### What is being asked
Images are not part of the copy; write out the rest of the data exactly as given.
════
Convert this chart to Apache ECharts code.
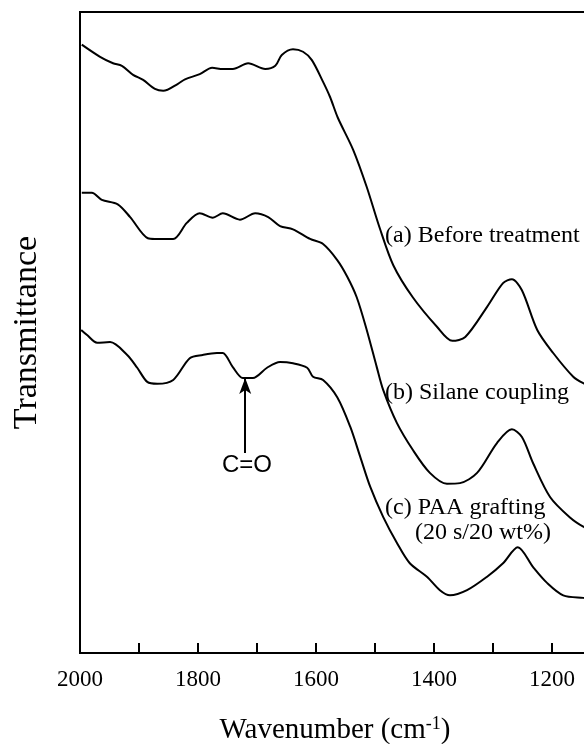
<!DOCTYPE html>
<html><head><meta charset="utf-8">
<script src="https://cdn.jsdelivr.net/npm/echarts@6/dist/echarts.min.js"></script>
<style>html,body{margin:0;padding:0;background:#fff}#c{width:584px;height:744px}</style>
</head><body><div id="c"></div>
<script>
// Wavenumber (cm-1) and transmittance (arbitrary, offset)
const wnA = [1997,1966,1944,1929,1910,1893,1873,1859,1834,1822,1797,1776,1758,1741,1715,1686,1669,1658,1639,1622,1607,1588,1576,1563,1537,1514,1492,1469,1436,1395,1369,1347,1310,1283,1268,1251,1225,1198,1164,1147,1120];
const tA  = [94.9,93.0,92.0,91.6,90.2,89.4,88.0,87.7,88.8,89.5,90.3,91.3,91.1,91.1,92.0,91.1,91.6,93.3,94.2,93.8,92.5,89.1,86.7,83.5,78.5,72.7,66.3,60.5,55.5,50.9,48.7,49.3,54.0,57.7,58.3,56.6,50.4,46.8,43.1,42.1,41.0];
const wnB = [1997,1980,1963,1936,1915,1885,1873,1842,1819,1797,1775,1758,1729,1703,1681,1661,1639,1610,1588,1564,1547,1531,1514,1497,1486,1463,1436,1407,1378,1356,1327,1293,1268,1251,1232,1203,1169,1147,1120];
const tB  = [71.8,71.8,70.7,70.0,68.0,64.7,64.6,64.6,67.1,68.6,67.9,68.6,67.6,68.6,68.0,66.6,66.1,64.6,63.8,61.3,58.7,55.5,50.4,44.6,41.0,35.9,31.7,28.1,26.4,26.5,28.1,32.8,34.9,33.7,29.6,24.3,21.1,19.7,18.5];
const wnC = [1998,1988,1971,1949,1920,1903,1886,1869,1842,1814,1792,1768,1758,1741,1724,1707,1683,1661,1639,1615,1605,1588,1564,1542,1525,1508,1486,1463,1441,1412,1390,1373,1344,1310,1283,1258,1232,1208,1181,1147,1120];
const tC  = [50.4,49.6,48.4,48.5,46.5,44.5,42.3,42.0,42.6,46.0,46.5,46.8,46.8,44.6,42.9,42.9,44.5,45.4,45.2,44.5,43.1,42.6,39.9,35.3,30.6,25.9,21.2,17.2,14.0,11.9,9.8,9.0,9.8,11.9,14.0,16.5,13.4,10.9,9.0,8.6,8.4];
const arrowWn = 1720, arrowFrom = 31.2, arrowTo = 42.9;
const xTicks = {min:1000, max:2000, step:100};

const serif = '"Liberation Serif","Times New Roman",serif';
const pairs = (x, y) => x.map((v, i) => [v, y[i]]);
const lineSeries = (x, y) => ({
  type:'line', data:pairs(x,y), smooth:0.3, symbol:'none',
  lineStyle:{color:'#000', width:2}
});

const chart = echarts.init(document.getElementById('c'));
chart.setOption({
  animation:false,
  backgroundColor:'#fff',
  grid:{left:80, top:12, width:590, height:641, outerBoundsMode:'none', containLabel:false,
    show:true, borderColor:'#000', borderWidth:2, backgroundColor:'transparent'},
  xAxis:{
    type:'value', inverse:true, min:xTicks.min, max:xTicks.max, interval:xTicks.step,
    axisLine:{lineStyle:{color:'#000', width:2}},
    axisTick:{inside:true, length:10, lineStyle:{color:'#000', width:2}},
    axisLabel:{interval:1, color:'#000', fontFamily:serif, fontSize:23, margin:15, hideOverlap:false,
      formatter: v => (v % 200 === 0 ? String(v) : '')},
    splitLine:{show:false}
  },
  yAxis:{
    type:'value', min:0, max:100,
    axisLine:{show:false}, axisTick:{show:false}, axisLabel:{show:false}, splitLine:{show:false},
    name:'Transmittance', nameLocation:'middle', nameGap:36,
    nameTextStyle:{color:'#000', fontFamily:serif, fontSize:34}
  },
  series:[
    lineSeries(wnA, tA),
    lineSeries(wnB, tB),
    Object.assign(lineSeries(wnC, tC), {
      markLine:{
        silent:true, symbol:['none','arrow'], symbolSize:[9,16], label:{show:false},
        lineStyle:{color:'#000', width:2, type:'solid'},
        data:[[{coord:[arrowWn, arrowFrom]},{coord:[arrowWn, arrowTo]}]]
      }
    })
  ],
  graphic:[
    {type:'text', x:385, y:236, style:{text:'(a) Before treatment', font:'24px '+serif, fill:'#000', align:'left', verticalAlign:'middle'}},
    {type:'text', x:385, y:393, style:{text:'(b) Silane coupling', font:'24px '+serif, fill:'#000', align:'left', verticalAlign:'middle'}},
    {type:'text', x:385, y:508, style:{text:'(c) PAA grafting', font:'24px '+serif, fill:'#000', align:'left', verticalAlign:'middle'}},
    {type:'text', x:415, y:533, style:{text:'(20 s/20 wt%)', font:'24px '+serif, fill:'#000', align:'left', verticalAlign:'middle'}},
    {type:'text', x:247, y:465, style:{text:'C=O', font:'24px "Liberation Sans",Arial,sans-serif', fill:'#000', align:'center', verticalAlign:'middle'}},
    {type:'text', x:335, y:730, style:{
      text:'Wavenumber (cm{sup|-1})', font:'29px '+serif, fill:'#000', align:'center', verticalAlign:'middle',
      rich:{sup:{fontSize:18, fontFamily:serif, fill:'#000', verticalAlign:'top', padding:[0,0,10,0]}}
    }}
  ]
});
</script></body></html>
════
### Output
Convert this chart to Apache ECharts code.
<!DOCTYPE html>
<html><head><meta charset="utf-8">
<script src="https://cdn.jsdelivr.net/npm/echarts@6/dist/echarts.min.js"></script>
<style>html,body{margin:0;padding:0;background:#fff}#c{width:584px;height:744px}</style>
</head><body><div id="c"></div>
<script>
// Wavenumber (cm-1) and transmittance (arbitrary, offset)
const wnA = [1997,1966,1944,1929,1910,1893,1873,1859,1834,1822,1797,1776,1758,1741,1715,1686,1669,1658,1639,1622,1607,1588,1576,1563,1537,1514,1492,1469,1436,1395,1369,1347,1310,1283,1268,1251,1225,1198,1164,1147,1120];
const tA  = [94.9,93.0,92.0,91.6,90.2,89.4,88.0,87.7,88.8,89.5,90.3,91.3,91.1,91.1,92.0,91.1,91.6,93.3,94.2,93.8,92.5,89.1,86.7,83.5,78.5,72.7,66.3,60.5,55.5,50.9,48.7,49.3,54.0,57.7,58.3,56.6,50.4,46.8,43.1,42.1,41.0];
const wnB = [1997,1980,1963,1936,1915,1885,1873,1842,1819,1797,1775,1758,1729,1703,1681,1661,1639,1610,1588,1564,1547,1531,1514,1497,1486,1463,1436,1407,1378,1356,1327,1293,1268,1251,1232,1203,1169,1147,1120];
const tB  = [71.8,71.8,70.7,70.0,68.0,64.7,64.6,64.6,67.1,68.6,67.9,68.6,67.6,68.6,68.0,66.6,66.1,64.6,63.8,61.3,58.7,55.5,50.4,44.6,41.0,35.9,31.7,28.1,26.4,26.5,28.1,32.8,34.9,33.7,29.6,24.3,21.1,19.7,18.5];
const wnC = [1998,1988,1971,1949,1920,1903,1886,1869,1842,1814,1792,1768,1758,1741,1724,1707,1683,1661,1639,1615,1605,1588,1564,1542,1525,1508,1486,1463,1441,1412,1390,1373,1344,1310,1283,1258,1232,1208,1181,1147,1120];
const tC  = [50.4,49.6,48.4,48.5,46.5,44.5,42.3,42.0,42.6,46.0,46.5,46.8,46.8,44.6,42.9,42.9,44.5,45.4,45.2,44.5,43.1,42.6,39.9,35.3,30.6,25.9,21.2,17.2,14.0,11.9,9.8,9.0,9.8,11.9,14.0,16.5,13.4,10.9,9.0,8.6,8.4];
const arrowWn = 1720, arrowFrom = 31.2, arrowTo = 42.9;
const xTicks = {min:1000, max:2000, step:100};

const serif = '"Liberation Serif","Times New Roman",serif';
const pairs = (x, y) => x.map((v, i) => [v, y[i]]);
const lineSeries = (x, y) => ({
  type:'line', data:pairs(x,y), smooth:0.3, symbol:'none',
  lineStyle:{color:'#000', width:2}
});

const chart = echarts.init(document.getElementById('c'));
chart.setOption({
  animation:false,
  backgroundColor:'#fff',
  grid:{left:80, top:12, width:590, height:641, outerBoundsMode:'none', containLabel:false,
    show:true, borderColor:'#000', borderWidth:2, backgroundColor:'transparent'},
  xAxis:{
    type:'value', inverse:true, min:xTicks.min, max:xTicks.max, interval:xTicks.step,
    axisLine:{lineStyle:{color:'#000', width:2}},
    axisTick:{inside:true, length:10, lineStyle:{color:'#000', width:2}},
    axisLabel:{interval:1, color:'#000', fontFamily:serif, fontSize:23, margin:15, hideOverlap:false,
      formatter: v => (v % 200 === 0 ? String(v) : '')},
    splitLine:{show:false}
  },
  yAxis:{
    type:'value', min:0, max:100,
    axisLine:{show:false}, axisTick:{show:false}, axisLabel:{show:false}, splitLine:{show:false},
    name:'Transmittance', nameLocation:'middle', nameGap:36,
    nameTextStyle:{color:'#000', fontFamily:serif, fontSize:34}
  },
  series:[
    lineSeries(wnA, tA),
    lineSeries(wnB, tB),
    Object.assign(lineSeries(wnC, tC), {
      markLine:{
        silent:true, symbol:['none','arrow'], symbolSize:[9,16], label:{show:false},
        lineStyle:{color:'#000', width:2, type:'solid'},
        data:[[{coord:[arrowWn, arrowFrom]},{coord:[arrowWn, arrowTo]}]]
      }
    })
  ],
  graphic:[
    {type:'text', x:385, y:236, style:{text:'(a) Before treatment', font:'24px '+serif, fill:'#000', align:'left', verticalAlign:'middle'}},
    {type:'text', x:385, y:393, style:{text:'(b) Silane coupling', font:'24px '+serif, fill:'#000', align:'left', verticalAlign:'middle'}},
    {type:'text', x:385, y:508, style:{text:'(c) PAA grafting', font:'24px '+serif, fill:'#000', align:'left', verticalAlign:'middle'}},
    {type:'text', x:415, y:533, style:{text:'(20 s/20 wt%)', font:'24px '+serif, fill:'#000', align:'left', verticalAlign:'middle'}},
    {type:'text', x:247, y:465, style:{text:'C=O', font:'24px "Liberation Sans",Arial,sans-serif', fill:'#000', align:'center', verticalAlign:'middle'}},
    {type:'text', x:335, y:730, style:{
      text:'Wavenumber (cm{sup|-1})', font:'29px '+serif, fill:'#000', align:'center', verticalAlign:'middle',
      rich:{sup:{fontSize:18, fontFamily:serif, fill:'#000', verticalAlign:'top', padding:[0,0,10,0]}}
    }}
  ]
});
</script></body></html>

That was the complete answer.